Evidemment, il est difficile pour la plupart des pays de refuser cette révolution technologique pour ne pas prendre de retard. Mais quoiqu’il advienne, il faut noter ici un tournant. La Chine a été le précurseur de cette révolution alors que les Etats-Unis n’ont même pas encore d’entreprises capables d’équiper les territoires en 5G. Les options pour ceux qui refusent Huawei sans vouloir refuser la 5G sont alors Ericsson et Nokia.

D’autres entraves non négligeables au développement de la 5G

D’abord, l’opinion publique tend à voir cette nouvelle technologie d’un très mauvais œil.

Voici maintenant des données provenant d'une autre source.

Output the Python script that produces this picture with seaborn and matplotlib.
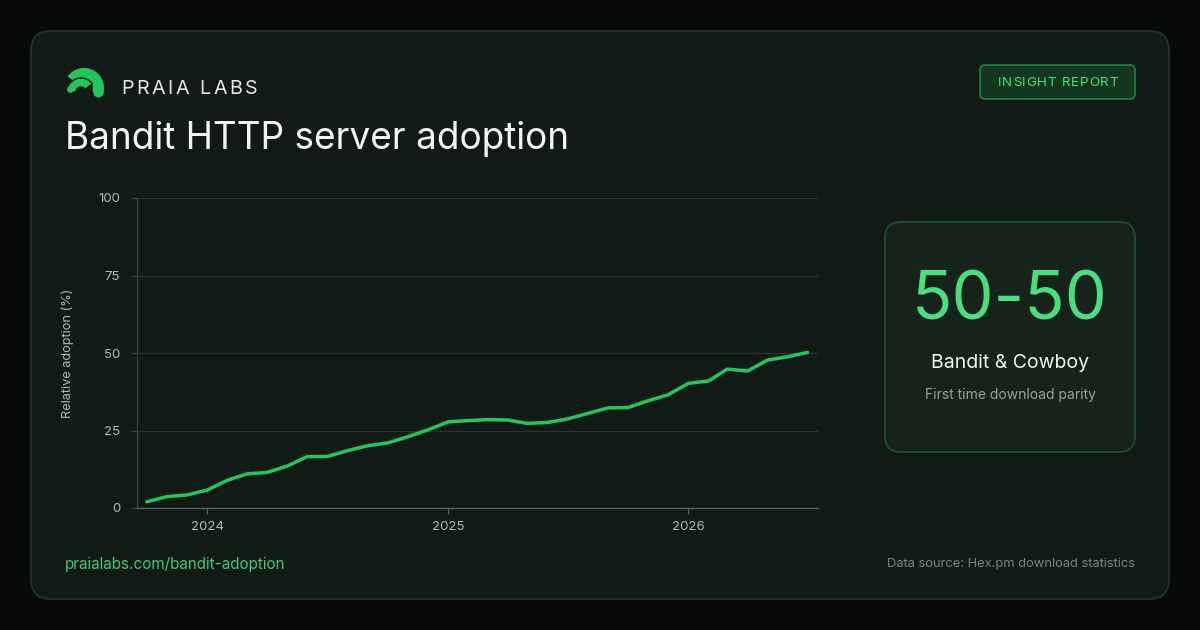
import pandas as pd
import seaborn as sns
import matplotlib.pyplot as plt
import matplotlib.dates as mdates
from matplotlib.patches import FancyBboxPatch, Wedge, Circle

months = pd.date_range('2023-10-01', '2026-07-01', freq='MS')
adoption = [2.0, 3.7, 4.2, 5.8, 9.0, 11.0, 11.5, 13.5, 16.6, 16.6, 18.5, 20.1,
            21.0, 23.0, 25.2, 27.8, 28.2, 28.5, 28.4, 27.3, 27.6, 28.7, 30.5, 32.3,
            32.4, 34.6, 36.5, 40.2, 41.0, 44.8, 44.2, 47.7, 48.8, 50.2]
y_ticks = [0, 25, 50, 75, 100]

title = 'Bandit HTTP server adoption'
brand = 'PRAIA LABS'
badge = 'INSIGHT REPORT'
stat_value = '50-50'
stat_label = 'Bandit & Cowboy'
stat_note = 'First time download parity'
footer_url = 'praialabs.com/bandit-adoption'
footer_src = 'Data source: Hex.pm download statistics'

sns.set_theme(style='dark')
plt.rcParams['font.family'] = ['Inter', 'DejaVu Sans']

GREEN = '#22c55e'
LIGHT_GREEN = '#4ade80'
CARD = '#111a14'

fig = plt.figure(figsize=(12, 6.3), dpi=100)
fig.patch.set_facecolor('#070a08')

# background layer in pixel coordinates
bg = fig.add_axes([0, 0, 1, 1])
bg.set_xlim(0, 1200)
bg.set_ylim(630, 0)
bg.axis('off')

bg.add_patch(FancyBboxPatch((31, 31), 1138, 568, boxstyle='round,pad=0,rounding_size=20',
                            fc=CARD, ec='#1f3024', lw=1.5))
bg.add_patch(FancyBboxPatch((980, 65), 155, 34, boxstyle='round,pad=0,rounding_size=5',
                            fc='#13361f', ec='#1f7a3c', lw=1.3))
bg.add_patch(FancyBboxPatch((885, 222), 250, 230, boxstyle='round,pad=0,rounding_size=16',
                            fc='#15231a', ec='#1d4a2b', lw=1.5))

# logo
bg.add_patch(Wedge((84, 88), 20, 215, 382, width=11, fc=GREEN, ec='none'))
bg.add_patch(Circle((98.5, 92.5), 5, fc=GREEN, ec='none'))
bg.add_patch(Wedge((81, 92), 14, 180, 325, width=9, fc=GREEN, ec=CARD, lw=1.0))
bg.add_patch(Circle((70.5, 89.5), 3.4, fc=GREEN, ec='none'))

renderer = fig.canvas.get_renderer()


def text_width(s, **kw):
    t = bg.text(0, 0, s, **kw)
    w = t.get_window_extent(renderer).width
    t.remove()
    return w


def spaced_text(x, y, s, spacing, **kw):
    ref = text_width('x', **kw)
    for i, ch in enumerate(s):
        off = text_width(s[:i] + 'x', **kw) - ref if i else 0
        bg.text(x + off + i * spacing, y, ch, **kw)


spaced_text(121, 87, brand, 2.6, fontsize=14.2, color='#e6ebe7', va='center_baseline')
spaced_text(998, 82, badge, 0.75, fontsize=9.6, color=LIGHT_GREEN, va='center_baseline')

bg.text(65, 135, title, fontsize=26.6, color='#f2f5f3', va='center_baseline')

bg.text(1010, 295, stat_value, fontsize=48, color=LIGHT_GREEN, ha='center', va='center_baseline')
bg.text(1010, 361, stat_label, fontsize=14, color='#f2f5f3', ha='center', va='center_baseline')
bg.text(1010, 393, stat_note, fontsize=10, color='#9aa09c', ha='center', va='center_baseline')

bg.text(65, 563, footer_url, fontsize=11, color='#43c774', va='center_baseline')
bg.text(1135, 563, footer_src, fontsize=9.3, color='#7d847f', ha='right', va='center_baseline')

# chart
ax = fig.add_axes([137 / 1200, 122 / 630, 681 / 1200, 310 / 630])
ax.set_facecolor('none')
sns.lineplot(x=months, y=adoption, ax=ax, color=GREEN, linewidth=2.5,
             solid_capstyle='round', solid_joinstyle='round')

ax.set_ylim(0, 100)
ax.set_yticks(y_ticks)
ax.set_xlim(months[0] - pd.Timedelta(days=15), months[-1] + pd.Timedelta(days=16))
ax.xaxis.set_major_locator(mdates.YearLocator())
ax.xaxis.set_major_formatter(mdates.DateFormatter('%Y'))

ax.grid(axis='y', color='#2b332d', linewidth=0.9)
ax.grid(axis='x', visible=False)
for side in ['top', 'right']:
    ax.spines[side].set_visible(False)
ax.spines['left'].set_visible(True)
ax.spines['left'].set_color('#3c433e')
ax.spines['bottom'].set_visible(True)
ax.spines['bottom'].set_color('#5a605c')
ax.spines['left'].set_linewidth(0.9)
ax.spines['bottom'].set_linewidth(1.0)

ax.tick_params(axis='y', length=4, width=0.9, color='#3c433e', pad=8, labelsize=9.5,
               labelcolor='#b4b9b5', left=True)
ax.tick_params(axis='x', length=4, width=0.9, color='#5a605c', pad=5, labelsize=9.5,
               labelcolor='#b4b9b5', bottom=True)

ax.set_xlabel('')
ax.set_ylabel('Relative adoption (%)', fontsize=9.2, color='#b4b9b5')
ax.yaxis.set_label_coords(-0.092, 0.5)

fig.savefig('out.png', dpi=100, facecolor=fig.get_facecolor())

Il y a une question presque philosophique en jeu : souhaitons-nous vraiment continuer à accélérer sans fin ? D’autre part, il faut encore évaluer les impacts sur la santé des antennes 5G. Une coalition internationale de médecins a déjà mis en garde contre ces antennes. Elles génèrent une exposition aux ondes sans-fil à laquelle il sera bientôt impossible de se soustraire, avec des risques non négligeables pour la santé. Il faudra écarter ces craintes, ou au moins rassurer l’opinion publique à ce sujet.

La question environnementale est aussi problématique. La consommation d’énergie générée par la 5G est énorme. A tel point que les journaux français pointaient en septembre dernier l’extinction des antennes 5G entre 21h et 9h dans certaines villes chinoises pour réduire la consommation énergétique ! La 5G est donc très énergivore.

Ainsi, la 5G est encore liée à énormément d’incertitudes auxquelles il faudra répondre pour apaiser la défiance de l’opinion publique, notamment sur les risques pour la santé et l’environnement. Outre ces enjeux, la 5G est au cœur d’une guerre d’influence où la Chine entend bien utiliser Huawei comme atout. Les Etats-Unis paraissent en retard par rapport à la Chine, et l’Europe encore indécise. Beaucoup de choix décisifs doivent donc être faits dans les prochains mois et prochaines années concernant la 5G.